12 June 2026
When California sued 23andMe over its 2023 breach, the headlines focused on the extraordinary sensitivity of the information involved. Genetic data, health reports and family relationships represent some of the most personal information people can disclose. Yet the most interesting aspect of the lawsuit lies elsewhere. The allegations do not centre on sophisticated attacks or previously unknown vulnerabilities. They focus on whether the company exercised reasonable care.
That distinction matters because it shifts the discussion away from perfect security and towards due diligence. No organisation can guarantee immunity from cyber attack. Regulators and courts understand that. The question people ask is whether an organisation took sensible precautions and responded appropriately when warning signs appeared.
According to the allegations, 23andMe failed to implement measures that other organisations now regard as routine. Multi-factor authentication remained optional, despite years of warnings about credential stuffing attacks. The lawsuit also alleges that the company failed to investigate suspicious activity promptly and reacted only after stolen data appeared for sale and extortion demands emerged. Whether those allegations ultimately succeed remains a matter for the courts, but they reveal something important about the nature of modern cybersecurity expectations.
Small businesses sometimes assume that they cannot hope to meet the standards expected of large technology companies. In reality, many of the controls under discussion require good habits rather than enormous budgets. Multi-factor authentication, strong passwords, patch management, backups, supplier oversight and incident response procedures have become ordinary aspects of responsible administration. They do not require thousands of employees or dedicated security departments.

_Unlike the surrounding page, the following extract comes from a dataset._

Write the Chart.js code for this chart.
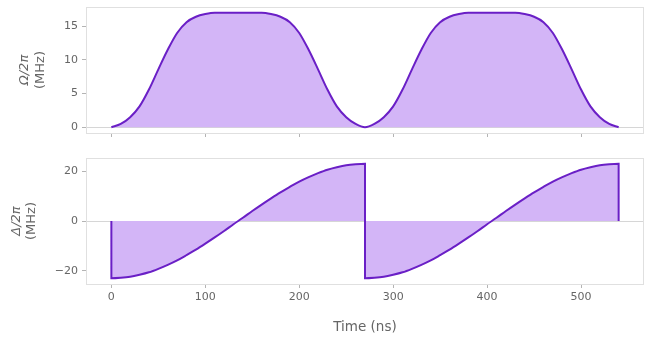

In many respects, the lawsuit serves as a reminder that governance failures often cause more damage than technical shortcomings. Organisations rarely collapse because they failed to anticipate a previously unknown vulnerability. They encounter trouble when they ignore familiar risks or delay obvious responses. Basic controls may lack glamour, but they continue to provide the greatest return on investment.
This should encourage smaller organisations rather than discourage them. A well-run practice with twenty staff may demonstrate stronger security governance than a company hundreds of times its size. Good security does not arise from complexity. It arises from paying attention, documenting decisions and responding promptly when circumstances change.
Homeowners provide a useful analogy. Nobody expects a person to make a house impossible to burgle. Society expects people to lock doors, maintain smoke alarms and deal with hazards once they become aware of them. Cybersecurity works in much the same way. Due diligence does not demand perfection. It demands reasonable and timely action.
The 23andMe case therefore offers a lesson that extends far beyond genetic testing. Organisations should spend less time searching for perfect security and more time asking whether they have exercised proper care. Regulators and customers expect evidence that management recognised risks, implemented sensible controls and acted responsibly when events unfolded.
For small businesses, that standard remains demanding, but it is also attainable. The goal has never been to prevent every breach. The goal has always been to demonstrate that the organisation took its responsibilities seriously.